Check technical volatility indicators such as Bollinger bands, the Average True Range, or the Volatility Index (VIX). These indicators help you identify markets with high volatility, and find the high-potential environment that increases your chances of winning a binary option.

High volatility is especially important for option types that involve a target price. Traders of one touch options, boundary options, and ladder options will find that a high volatility increases the markets chance of reaching the target price.

On general rule says that small markets are less volatile because there are fewer traders in the market. As a binary options trader, it often makes sense to prefer U.S., European, and big Asian markets over small market such as the Israeli stock index, the TA-25.

Rule 2: Consider Your Time Zone, Avoid Closing Times

The same market can be very different at different times of the day. Near the closing times of the day, markets tend to lose volatility because many day traders have finished their business and are no longer creating volatility. Right after their opening and after big news, however, stock exchanges are often highly volatile.

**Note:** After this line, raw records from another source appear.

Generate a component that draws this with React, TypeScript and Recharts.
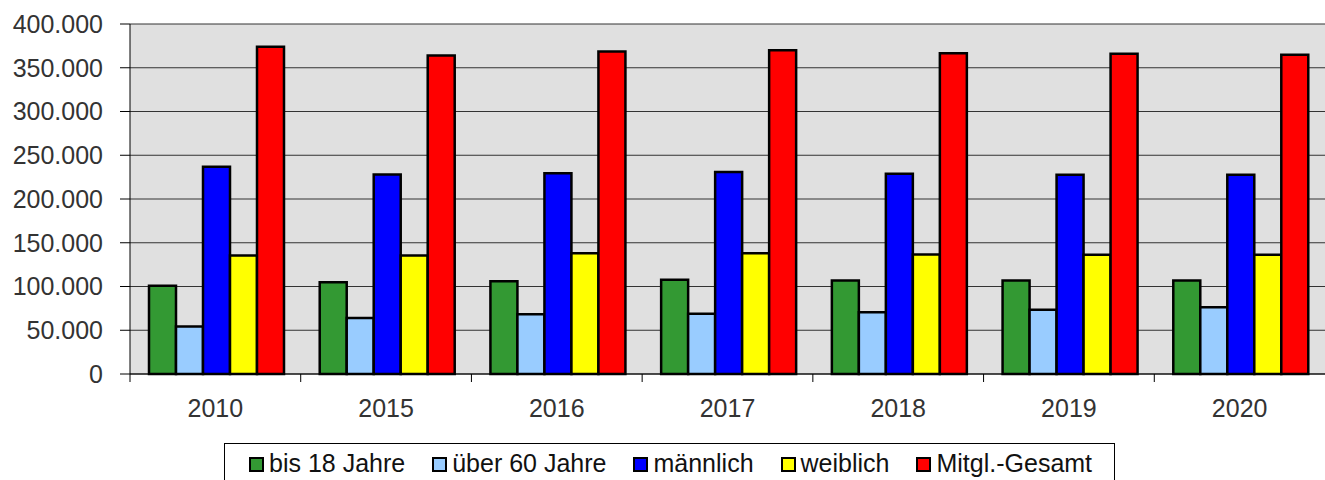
import { Bar, BarChart, CartesianGrid, Legend, XAxis, YAxis } from "recharts"

const years = ["2010", "2015", "2016", "2017", "2018", "2019", "2020"]
const bis18 = [100800, 105000, 106000, 107700, 106900, 106900, 107000]
const ueber60 = [54300, 64000, 68400, 69000, 70600, 73400, 76300]
const maennlich = [237000, 228000, 229500, 231000, 228800, 227700, 227700]
const weiblich = [135400, 135500, 138000, 138000, 136600, 136200, 136200]
const gesamt = [374000, 364000, 368600, 370000, 366600, 366000, 365000]
const yTicks = [0, 50000, 100000, 150000, 200000, 250000, 300000, 350000, 400000]

const series = [
  { key: "bis18", name: "bis 18 Jahre", color: "#339933" },
  { key: "ueber60", name: "über 60 Jahre", color: "#99ccff" },
  { key: "maennlich", name: "männlich", color: "#0000ff" },
  { key: "weiblich", name: "weiblich", color: "#ffff00" },
  { key: "gesamt", name: "Mitgl.-Gesamt", color: "#ff0000" },
]

const data = years.map((year, i) => ({
  year,
  bis18: bis18[i],
  ueber60: ueber60[i],
  maennlich: maennlich[i],
  weiblich: weiblich[i],
  gesamt: gesamt[i],
}))

const fontFamily = "'Liberation Sans', Arial, sans-serif"

const formatDe = (v: number) => String(v).replace(/\B(?=(\d{3})+(?!\d))/g, ".")

function YearTick(props: any) {
  const { x, y, payload } = props
  const half = payload?.offset ?? 0
  return (
    <g>
      <line x1={x - half} x2={x - half} y1={y} y2={y + 8} stroke="#000" strokeWidth={1} />
      <text x={x} y={y + 43} textAnchor="middle" fill="#333" fontSize={25} fontFamily={fontFamily}>
        {payload.value}
      </text>
    </g>
  )
}

function LegendBox() {
  return (
    <div style={{ position: "relative", width: 1325, height: 56 }}>
      <div
        style={{
          position: "absolute",
          left: 224,
          top: 19,
          width: 891,
          height: 40,
          boxSizing: "border-box",
          border: "1px solid #000",
          display: "flex",
          alignItems: "center",
          paddingLeft: 24,
          gap: 27,
          fontFamily,
          fontSize: 25,
          color: "#111",
        }}
      >
        {series.map((s) => (
          <div key={s.key} style={{ display: "flex", alignItems: "center", whiteSpace: "nowrap" }}>
            <span
              style={{
                display: "inline-block",
                width: 15,
                height: 15,
                boxSizing: "border-box",
                border: "2px solid #000",
                background: s.color,
                marginRight: 5,
                marginTop: 3,
              }}
            />
            <span>{s.name}</span>
          </div>
        ))}
      </div>
    </div>
  )
}

export default function App() {
  return (
    <div style={{ position: "absolute", left: 0, top: 0, width: 1325, height: 480, overflow: "hidden", background: "#fff" }}>
      <BarChart
        width={1325}
        height={480}
        data={data}
        margin={{ top: 24, right: 0, bottom: 0, left: 0 }}
        barCategoryGap={19}
        barGap={0}
      >
        <CartesianGrid vertical={false} fill="#e0e0e0" stroke="#333" strokeWidth={1} fillOpacity={1} />
        <XAxis
          dataKey="year"
          height={50}
          axisLine={{ stroke: "#000", strokeWidth: 1 }}
          tickLine={false}
          tickSize={0}
          tickMargin={0}
          tick={<YearTick />}
          interval={0}
        />
        <YAxis
          width={130}
          domain={[0, 400000]}
          ticks={yTicks}
          tickFormatter={formatDe}
          axisLine={{ stroke: "#000", strokeWidth: 1 }}
          tickLine={{ stroke: "#000" }}
          tickSize={10}
          tickMargin={17}
          tick={{ fill: "#333", fontSize: 25, fontFamily }}
          interval={0}
        />
        <Legend verticalAlign="bottom" height={56} content={() => <LegendBox />} wrapperStyle={{ left: 0, bottom: 0 }} />
        {series.map((s) => (
          <Bar key={s.key} dataKey={s.key} name={s.name} fill={s.color} stroke="#000" strokeWidth={2.5} isAnimationActive={false} />
        ))}
      </BarChart>
    </div>
  )
}
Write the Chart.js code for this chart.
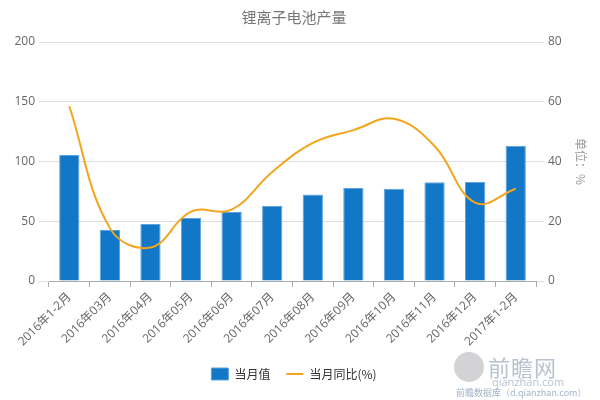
<!DOCTYPE html>
<html lang="zh">
<head>
    <meta charset="UTF-8">
    <title>锂离子电池产量</title>
    <style>
        body {
            margin: 0;
            background: #fff;
        }
        #wrap {
            position: relative;
            width: 600px;
            height: 400px;
        }
        /* watermark in the bottom right */
        .mark {
            position: absolute;
            color: #b8c3cf;
            font-family: "Noto Sans CJK SC", sans-serif;
            white-space: nowrap;
        }
        #logo {
            position: absolute;
            left: 454px;
            top: 352px;
            width: 30px;
            height: 30px;
            border-radius: 50%;
            background: #d3d3d6;
        }
    </style>
    <script src="https://cdn.jsdelivr.net/npm/chart.js"></script>
</head>
<body>
<div id="wrap">
    <canvas id="myChart" width="600" height="400"></canvas>
    <div id="logo"></div>
    <div class="mark" style="left:488px; top:350px; font-size:22px; letter-spacing:1px;">前瞻网</div>
    <div class="mark" style="left:492px; top:374px; font-size:11px; font-family:'Open Sans',sans-serif;">qianzhan.com</div>
    <div class="mark" style="left:456px; top:386px; font-size:9px; color:#9fb3c8;">前瞻数据库（d.qianzhan.com）</div>
</div>

<script>
    const months = ['2016年1-2月', '2016年03月', '2016年04月', '2016年05月', '2016年06月', '2016年07月',
        '2016年08月', '2016年09月', '2016年10月', '2016年11月', '2016年12月', '2017年1-2月'];
    const monthValue = [105.4, 42.7, 47.6, 52.7, 57.8, 62.8, 72.3, 77.8, 77.3, 82.6, 82.9, 113.1];
    const yoyPercent = [58.5, 17.7, 11.2, 23.2, 23.9, 36.5, 46.2, 50.5, 54.3, 45.2, 26.2, 30.9];
    const leftTicks = [0, 50, 100, 150, 200];
    const rightTicks = [0, 20, 40, 60, 80];

    const tickFont = { family: "'Open Sans', 'Noto Sans CJK SC', sans-serif", size: 12 };

    const ctx = document.getElementById('myChart').getContext('2d');

    new Chart(ctx, {
        data: {
            labels: months,
            datasets: [{
                type: 'line',
                label: '当月同比(%)',
                data: yoyPercent,
                yAxisID: 'y1',
                borderColor: '#f3a51d',
                backgroundColor: '#f3a51d',
                borderWidth: 2,
                pointRadius: 0,
                tension: 0.4,
                pointStyle: 'line',
                order: 0
            }, {
                type: 'bar',
                label: '当月值',
                data: monthValue,
                yAxisID: 'y',
                backgroundColor: '#1277c7',
                borderColor: '#5fa3dc',
                borderWidth: 1,
                categoryPercentage: 0.5,
                barPercentage: 1,
                pointStyle: 'rect',
                order: 1
            }]
        },
        options: {
            responsive: false,
            animation: false,
            layout: {
                padding: { top: 0, bottom: 10, left: 0, right: 12 }
            },
            plugins: {
                title: {
                    display: true,
                    text: '锂离子电池产量',
                    color: '#777',
                    font: { family: "'Noto Sans CJK SC', sans-serif", size: 15, weight: 'normal' },
                    padding: { top: 8, bottom: 16 }
                },
                legend: {
                    position: 'bottom',
                    reverse: true,
                    labels: {
                        usePointStyle: true,
                        pointStyleWidth: 17,
                        boxHeight: 13,
                        padding: 16,
                        color: '#333',
                        font: { family: "'Noto Sans CJK SC', sans-serif", size: 12 }
                    }
                },
                tooltip: { enabled: false }
            },
            scales: {
                x: {
                    grid: {
                        drawOnChartArea: false,
                        drawTicks: true,
                        tickLength: 6,
                        color: '#aaa'
                    },
                    border: { color: '#aaa' },
                    ticks: {
                        color: '#666',
                        font: tickFont,
                        maxRotation: 45,
                        minRotation: 45,
                        autoSkip: false
                    }
                },
                y: {
                    position: 'left',
                    min: 0,
                    max: 200,
                    afterBuildTicks: axis => { axis.ticks = leftTicks.map(v => ({ value: v })); },
                    afterFit: axis => { axis.width = 49; },
                    grid: { color: '#ddd', tickLength: 10 },
                    border: { display: false },
                    ticks: { color: '#666', font: tickFont, padding: 4 }
                },
                y1: {
                    position: 'right',
                    min: 0,
                    max: 80,
                    afterBuildTicks: axis => { axis.ticks = rightTicks.map(v => ({ value: v })); },
                    afterFit: axis => { axis.width = 52; },
                    grid: { drawOnChartArea: false, color: '#ddd', tickLength: 8 },
                    border: { display: false },
                    ticks: { color: '#666', font: tickFont, padding: 4 },
                    title: {
                        display: true,
                        text: '单位：%',
                        color: '#999',
                        font: { family: "'Noto Sans CJK SC', sans-serif", size: 12 },
                        padding: 0
                    }
                }
            }
        }
    });
</script>
</body>
</html>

Commodities and currencies are the most volatile when multiple large markets are open simultaneously, for example when the European and American or the Asian and European opening times overlap.

As a binary options trader, you have to consider these different behaviours at different times. Find the market that offers a high volatility at a comfortable time for your time zone.

Rule 3: Consider The Signs Of The Time

No market always behaves in the same way. Fundamental influences can significantly change how markets move. Pay attention to these influences, and you will always be one step ahead of the market.

Currently, European markets seem the most nervous. The refugee crisis and worries about Trump, which seem more intense in Europe than in the U.S. and Asia, have created a tension that could be ignited by the smallest spark.

American have seen significant gains without a major correction, which implies that a consolidation could happen soon.